From a nondescript building in a quiet industrial park in suburban Detroit, General Motors has shipped nearly 40,000 hand-built engines for some of the automaker’s fastest cars.
That ends in January when GM closes its Performance Build Center in Wixom, Mich., after nearly a decade in business. The closure also will temporarily end a popular build-your-own program in which customers pay $5,000 to spend a day at the center assembling an engine for their Chevrolet Corvette, Camaro or custom car.
GM Powertrain spokesman Tom Read said the company plans to set up a similar program in the Corvette plant in Bowling Green, Ky. He declined to say when the program will begin.
Some engines made at the Performance Build Center, such as the supercharged double overhead cam Northstar V-8 used in the Cadillac XLR, no longer are being produced. Others, such as the 6.2-liter V-8 option in the 2014 Corvette Stingray, are made in other plants.
GM opened the Performance Build Center in late 2004 to elevate the company’s image of craftsmanship.

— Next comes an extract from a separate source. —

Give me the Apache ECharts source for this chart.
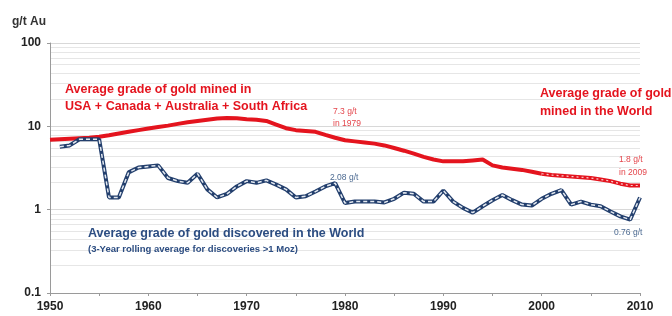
<!DOCTYPE html>
<html>
<head>
<meta charset="utf-8">
<script src="https://cdn.jsdelivr.net/npm/echarts@6/dist/echarts.min.js"></script>
<style>
  html, body { margin: 0; padding: 0; background: #fff; }
  #chart { width: 672px; height: 316px; }
</style>
</head>
<body>
<div id="chart"></div>
<script>
// years 1950..2010
var redYears = [1950,1951,1952,1953,1954,1955,1956,1957,1958,1959,1960,1961,1962,1963,1964,1965,1966,1967,1968,1969,
  1970,1971,1972,1973,1974,1975,1976,1977,1978,1979,1980,1981,1982,1983,1984,1985,1986,1987,1988,1989,
  1990,1991,1992,1993,1994,1995,1996,1997,1998,1999,2000]
// USA + Canada + Australia + South Africa, g/t
var redRegion = [6.9,7.0,7.1,7.2,7.3,7.5,7.8,8.2,8.6,9.0,9.4,9.8,10.2,10.7,11.2,11.6,12.0,12.4,12.6,12.5,
  12.2,12.0,11.6,10.5,9.5,9.0,8.8,8.6,7.9,7.3,6.8,6.6,6.4,6.2,5.9,5.5,5.1,4.7,4.3,4.0,
  3.8,3.8,3.8,3.9,4.0,3.4,3.2,3.1,3.0,2.85,2.7]
// World
var worldYears = [2000,2001,2002,2003,2004,2005,2006,2007,2008,2009,2010]
var redWorld = [2.7,2.6,2.55,2.5,2.45,2.4,2.3,2.2,2.05,1.95,1.95]
// discovered, 3-year rolling average
var blueYears = [1951,1952,1953,1954,1955,1956,1957,1958,1959,1960,1961,1962,1963,1964,1965,1966,1967,1968,1969,
  1970,1971,1972,1973,1974,1975,1976,1977,1978,1979,1980,1981,1982,1983,1984,1985,1986,1987,1988,1989,
  1990,1991,1992,1993,1994,1995,1996,1997,1998,1999,2000,2001,2002,2003,2004,2005,2006,2007,2008,2009,2010]
var blueDisc = [5.7,5.9,7.0,7.0,7.0,1.4,1.4,2.8,3.2,3.3,3.4,2.4,2.2,2.1,2.7,1.75,1.4,1.55,1.9,
  2.2,2.1,2.25,2.0,1.75,1.4,1.45,1.65,1.9,2.08,1.2,1.25,1.25,1.25,1.22,1.35,1.6,1.55,1.25,1.25,
  1.7,1.25,1.05,0.92,1.1,1.3,1.5,1.3,1.15,1.12,1.35,1.55,1.72,1.15,1.25,1.15,1.1,0.95,0.83,0.76,1.4]

function pairs(xs, ys) {
  return xs.map(function (x, i) { return [x, ys[i]] })
}

var RED = '#e4141e'
var NAVY = '#233f6d'
var FONT = 'Liberation Sans'

var myChart = echarts.init(document.getElementById('chart'), null, { renderer: 'canvas' })

var option = {
  animation: false,
  grid: { left: 50, right: 32, top: 43, bottom: 23 },
  xAxis: {
    type: 'value',
    min: 1950, max: 2010, interval: 5,
    axisLine: { lineStyle: { color: '#9a9a9a', width: 1 } },
    axisTick: { show: true, length: 3, lineStyle: { color: '#9a9a9a' } },
    splitLine: { show: false },
    axisLabel: {
      margin: 8, color: '#222', fontFamily: FONT, fontWeight: 'bold', fontSize: 12,
      formatter: function (v) { return v % 10 === 0 ? String(v) : '' }
    }
  },
  yAxis: {
    type: 'log', logBase: 10, min: 0.1, max: 100,
    axisLine: { show: true, lineStyle: { color: '#9a9a9a' } },
    axisTick: { show: true, length: 3, lineStyle: { color: '#9a9a9a' } },
    splitLine: { show: true, lineStyle: { color: '#d8d8d8' } },
    minorSplitLine: { show: true, lineStyle: { color: '#e6e6e6' } },
    minorTick: { show: false, splitNumber: 8 },
    axisLabel: {
      margin: 9, color: '#222', fontFamily: FONT, fontWeight: 'bold', fontSize: 12,
      formatter: function (v) { return v < 1 ? v.toFixed(1) : String(Math.round(v)) }
    }
  },
  series: [
    {
      name: 'USA + Canada + Australia + South Africa', type: 'line',
      data: pairs(redYears, redRegion), showSymbol: false,
      lineStyle: { color: RED, width: 4 }, z: 3
    },
    {
      name: 'World', type: 'line',
      data: pairs(worldYears, redWorld), showSymbol: false,
      lineStyle: { color: RED, width: 4 }, z: 3
    },
    {
      name: 'World dots', type: 'line',
      data: pairs(worldYears, redWorld), showSymbol: false,
      lineStyle: { color: '#f7cfcf', width: 1.2, type: [2, 3] }, z: 4
    },
    {
      name: 'Discovered', type: 'line',
      data: pairs(blueYears, blueDisc), showSymbol: false,
      lineStyle: { color: NAVY, width: 4 }, z: 5
    },
    {
      name: 'Discovered chain', type: 'line',
      data: pairs(blueYears, blueDisc), showSymbol: false,
      lineStyle: { color: '#e3e9f1', width: 1.5, type: [4, 3] }, z: 6
    }
  ],
  graphic: [
    { type: 'text', z: 100, left: 12, top: 16, style: { text: 'g/t Au', fill: '#333', font: 'bold 12px ' + FONT } },
    // red labels
    { type: 'text', z: 100, left: 65, top: 81, style: { text: 'Average grade of gold mined in\nUSA + Canada + Australia + South Africa', fill: RED, font: 'bold 12.5px ' + FONT, lineHeight: 17 } },
    { type: 'text', z: 100, left: 333, top: 106, style: { text: '7.3 g/t\nin 1979', fill: '#e4464c', font: '8.5px ' + FONT, lineHeight: 12 } },
    { type: 'text', z: 100, left: 540, top: 85, style: { text: 'Average grade of gold\nmined in the World', fill: RED, font: 'bold 12.5px ' + FONT, lineHeight: 18 } },
    { type: 'text', z: 100, left: 619, top: 153, style: { text: '1.8 g/t\nin 2009', fill: '#e4464c', font: '8.5px ' + FONT, lineHeight: 13 } },
    // blue labels
    { type: 'text', z: 100, left: 330, top: 173, style: { text: '2.08 g/t', fill: '#4d6b92', font: '8.5px ' + FONT } },
    { type: 'text', z: 100, left: 614, top: 228, style: { text: '0.76 g/t', fill: '#4d6b92', font: '8.5px ' + FONT } },
    { type: 'text', z: 100, left: 88, top: 227, style: { text: 'Average grade of gold discovered in the World', fill: '#2c4d82', font: 'bold 12.5px ' + FONT } },
    { type: 'text', z: 100, left: 88, top: 244, style: { text: '(3-Year rolling average for discoveries >1 Moz)', fill: '#2c4d82', font: 'bold 9.5px ' + FONT } }
  ]
}

myChart.setOption(option)
</script>
</body>
</html>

The company chose 30 employees from local powertrain plants to work at the center.
A worker starts with a machine-built block and adds by hand the pistons, valves and other parts to complete the engine. Some engines had a plaque with the builder’s name.
In a standard engine plant, machines add most of the parts to a block. A hand-built engine is not superior but it lends an air of exclusivity and craftsmanship.
Ford Motor Co. operates a special production line at its Romeo engine plant, northeast of Detroit, where technicians hand-build the supercharged 5.8-liter V-8 engine for the Mustang Shelby GT500. And Chrysler has a special crew at its Viper plant in Detroit that hand-builds the car’s 640-hp, 8.4-liter V-10.
Production at GM’s Performance Build Center is winding down this fall with the last V-8s for a special race-ready version of the Camaro. GM is moving production of crate engines — sold to customers for use in custom autos — to other plants.
GM spokesman Bob Wheeler said employees will be offered jobs at other GM Powertrain operations.
He said the build-your-own experience will be enhanced when the program begins in Bowling Green.
“There was a fairly steady flow of customers. I can’t say people were waiting in line, but it was steady,” he said of customers who paid to work alongside a technician to build their engines.
He added: “It will be pretty cool to go to the plant where the engine is made and watch it go into the Corvette.”
Photo above: Rick Hendrick owner of the Hendrick Motorsports team and Hendrick Automotive Group, builds the engine that will go into his new Chevrolet Corvette in 2011 with guidance from Rich McBride, an experimental assembler at General Motors’ Performance Build Center in Wixom, Mich.